## Data shown
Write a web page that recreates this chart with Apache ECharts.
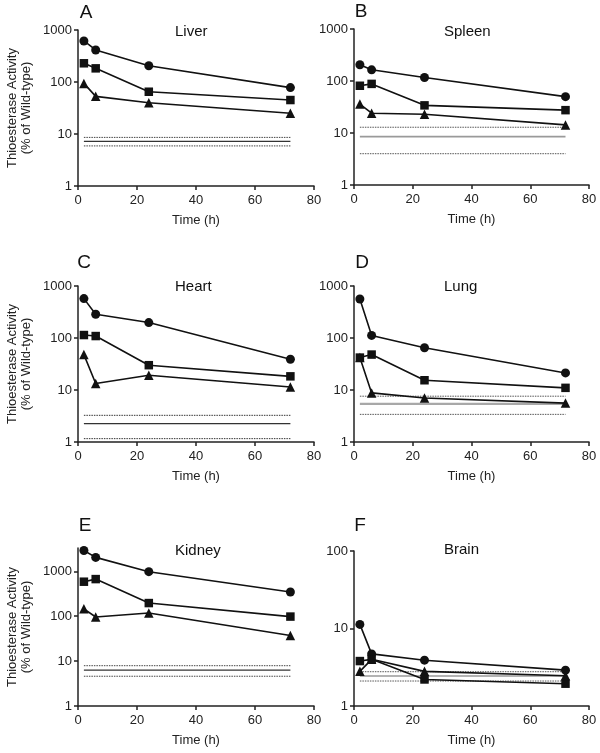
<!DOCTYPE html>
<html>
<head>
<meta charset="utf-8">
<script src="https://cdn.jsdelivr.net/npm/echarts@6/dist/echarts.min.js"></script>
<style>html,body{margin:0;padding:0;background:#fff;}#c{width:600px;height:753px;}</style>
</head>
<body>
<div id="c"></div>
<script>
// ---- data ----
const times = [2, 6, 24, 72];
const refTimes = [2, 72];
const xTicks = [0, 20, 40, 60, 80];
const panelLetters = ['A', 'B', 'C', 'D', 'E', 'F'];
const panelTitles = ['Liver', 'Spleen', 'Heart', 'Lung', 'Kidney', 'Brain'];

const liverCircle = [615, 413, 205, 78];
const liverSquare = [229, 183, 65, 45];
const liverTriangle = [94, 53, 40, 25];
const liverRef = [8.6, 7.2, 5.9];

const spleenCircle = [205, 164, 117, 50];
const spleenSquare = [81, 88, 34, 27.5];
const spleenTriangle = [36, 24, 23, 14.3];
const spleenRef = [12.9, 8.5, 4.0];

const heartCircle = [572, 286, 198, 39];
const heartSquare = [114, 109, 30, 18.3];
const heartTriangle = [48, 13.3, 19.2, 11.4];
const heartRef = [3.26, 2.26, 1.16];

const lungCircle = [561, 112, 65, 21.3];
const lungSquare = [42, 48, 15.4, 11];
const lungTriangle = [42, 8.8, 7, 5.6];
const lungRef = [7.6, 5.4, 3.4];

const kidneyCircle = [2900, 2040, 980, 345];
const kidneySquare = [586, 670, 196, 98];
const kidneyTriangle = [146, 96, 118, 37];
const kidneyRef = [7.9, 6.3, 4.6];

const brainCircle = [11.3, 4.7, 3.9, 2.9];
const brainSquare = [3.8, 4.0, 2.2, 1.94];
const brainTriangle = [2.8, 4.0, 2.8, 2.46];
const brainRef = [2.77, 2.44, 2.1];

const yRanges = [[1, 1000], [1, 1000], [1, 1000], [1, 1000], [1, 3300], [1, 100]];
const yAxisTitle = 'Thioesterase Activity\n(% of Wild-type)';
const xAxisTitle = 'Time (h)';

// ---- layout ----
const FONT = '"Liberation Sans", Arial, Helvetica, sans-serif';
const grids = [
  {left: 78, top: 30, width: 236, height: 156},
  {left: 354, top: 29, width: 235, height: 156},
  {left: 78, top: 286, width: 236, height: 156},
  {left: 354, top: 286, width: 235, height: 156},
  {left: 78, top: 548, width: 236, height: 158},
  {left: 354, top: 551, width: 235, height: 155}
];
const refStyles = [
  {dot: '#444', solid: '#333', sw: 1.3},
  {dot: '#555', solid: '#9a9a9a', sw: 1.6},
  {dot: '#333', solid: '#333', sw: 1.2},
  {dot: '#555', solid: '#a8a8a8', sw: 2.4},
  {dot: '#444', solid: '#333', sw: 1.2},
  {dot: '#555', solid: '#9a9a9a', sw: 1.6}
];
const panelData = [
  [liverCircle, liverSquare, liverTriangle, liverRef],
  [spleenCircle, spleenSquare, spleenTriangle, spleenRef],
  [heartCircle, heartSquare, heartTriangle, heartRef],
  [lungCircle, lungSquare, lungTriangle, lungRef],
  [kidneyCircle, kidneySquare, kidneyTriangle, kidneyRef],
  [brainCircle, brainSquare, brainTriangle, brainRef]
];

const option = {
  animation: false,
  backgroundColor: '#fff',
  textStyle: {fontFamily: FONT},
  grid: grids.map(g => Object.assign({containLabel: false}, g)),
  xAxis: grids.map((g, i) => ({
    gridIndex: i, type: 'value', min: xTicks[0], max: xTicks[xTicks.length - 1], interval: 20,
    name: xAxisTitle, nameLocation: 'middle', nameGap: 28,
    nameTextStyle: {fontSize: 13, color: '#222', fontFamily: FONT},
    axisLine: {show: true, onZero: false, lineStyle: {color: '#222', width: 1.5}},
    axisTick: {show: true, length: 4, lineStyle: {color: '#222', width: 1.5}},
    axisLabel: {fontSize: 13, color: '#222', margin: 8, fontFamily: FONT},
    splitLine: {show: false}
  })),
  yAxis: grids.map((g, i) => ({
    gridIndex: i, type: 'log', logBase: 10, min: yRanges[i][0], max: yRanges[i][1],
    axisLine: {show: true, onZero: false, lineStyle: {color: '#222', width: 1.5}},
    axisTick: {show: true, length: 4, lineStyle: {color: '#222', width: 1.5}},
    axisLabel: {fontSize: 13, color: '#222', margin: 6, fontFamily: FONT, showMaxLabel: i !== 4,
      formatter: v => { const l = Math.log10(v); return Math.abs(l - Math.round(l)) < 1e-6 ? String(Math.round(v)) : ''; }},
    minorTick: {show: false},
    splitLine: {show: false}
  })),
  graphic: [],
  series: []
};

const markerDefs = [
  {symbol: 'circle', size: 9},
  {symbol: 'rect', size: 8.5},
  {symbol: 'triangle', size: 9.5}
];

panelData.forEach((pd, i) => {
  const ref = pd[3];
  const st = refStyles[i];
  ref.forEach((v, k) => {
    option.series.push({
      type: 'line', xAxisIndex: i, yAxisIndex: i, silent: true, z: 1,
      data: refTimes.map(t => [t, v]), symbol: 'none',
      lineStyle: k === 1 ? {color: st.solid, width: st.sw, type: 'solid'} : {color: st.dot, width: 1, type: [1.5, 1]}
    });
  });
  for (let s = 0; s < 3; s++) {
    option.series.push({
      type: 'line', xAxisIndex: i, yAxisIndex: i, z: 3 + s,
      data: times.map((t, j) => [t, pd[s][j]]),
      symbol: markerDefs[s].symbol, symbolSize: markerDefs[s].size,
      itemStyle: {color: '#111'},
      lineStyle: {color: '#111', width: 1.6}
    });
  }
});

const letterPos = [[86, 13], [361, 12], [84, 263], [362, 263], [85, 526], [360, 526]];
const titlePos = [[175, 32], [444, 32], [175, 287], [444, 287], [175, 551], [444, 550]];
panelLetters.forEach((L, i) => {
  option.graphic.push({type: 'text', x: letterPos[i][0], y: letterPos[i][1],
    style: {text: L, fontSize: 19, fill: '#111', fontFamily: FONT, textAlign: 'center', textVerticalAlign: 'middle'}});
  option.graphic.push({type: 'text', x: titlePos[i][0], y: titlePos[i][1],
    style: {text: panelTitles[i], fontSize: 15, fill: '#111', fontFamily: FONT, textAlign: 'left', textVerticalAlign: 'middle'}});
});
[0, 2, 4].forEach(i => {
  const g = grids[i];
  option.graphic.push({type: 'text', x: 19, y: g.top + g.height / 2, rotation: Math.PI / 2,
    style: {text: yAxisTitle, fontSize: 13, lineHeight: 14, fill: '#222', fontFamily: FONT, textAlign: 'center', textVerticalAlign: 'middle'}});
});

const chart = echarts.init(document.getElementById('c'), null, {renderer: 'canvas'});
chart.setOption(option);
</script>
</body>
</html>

## What you have to do
Copy nothing but the lines from the first one in the listing through the line with "const xAxisTitle = 'Time (h)';", and omit the pictures.

## Task result
Write a web page that recreates this chart with Apache ECharts.
<!DOCTYPE html>
<html>
<head>
<meta charset="utf-8">
<script src="https://cdn.jsdelivr.net/npm/echarts@6/dist/echarts.min.js"></script>
<style>html,body{margin:0;padding:0;background:#fff;}#c{width:600px;height:753px;}</style>
</head>
<body>
<div id="c"></div>
<script>
// ---- data ----
const times = [2, 6, 24, 72];
const refTimes = [2, 72];
const xTicks = [0, 20, 40, 60, 80];
const panelLetters = ['A', 'B', 'C', 'D', 'E', 'F'];
const panelTitles = ['Liver', 'Spleen', 'Heart', 'Lung', 'Kidney', 'Brain'];

const liverCircle = [615, 413, 205, 78];
const liverSquare = [229, 183, 65, 45];
const liverTriangle = [94, 53, 40, 25];
const liverRef = [8.6, 7.2, 5.9];

const spleenCircle = [205, 164, 117, 50];
const spleenSquare = [81, 88, 34, 27.5];
const spleenTriangle = [36, 24, 23, 14.3];
const spleenRef = [12.9, 8.5, 4.0];

const heartCircle = [572, 286, 198, 39];
const heartSquare = [114, 109, 30, 18.3];
const heartTriangle = [48, 13.3, 19.2, 11.4];
const heartRef = [3.26, 2.26, 1.16];

const lungCircle = [561, 112, 65, 21.3];
const lungSquare = [42, 48, 15.4, 11];
const lungTriangle = [42, 8.8, 7, 5.6];
const lungRef = [7.6, 5.4, 3.4];

const kidneyCircle = [2900, 2040, 980, 345];
const kidneySquare = [586, 670, 196, 98];
const kidneyTriangle = [146, 96, 118, 37];
const kidneyRef = [7.9, 6.3, 4.6];

const brainCircle = [11.3, 4.7, 3.9, 2.9];
const brainSquare = [3.8, 4.0, 2.2, 1.94];
const brainTriangle = [2.8, 4.0, 2.8, 2.46];
const brainRef = [2.77, 2.44, 2.1];

const yRanges = [[1, 1000], [1, 1000], [1, 1000], [1, 1000], [1, 3300], [1, 100]];
const yAxisTitle = 'Thioesterase Activity\n(% of Wild-type)';
const xAxisTitle = 'Time (h)';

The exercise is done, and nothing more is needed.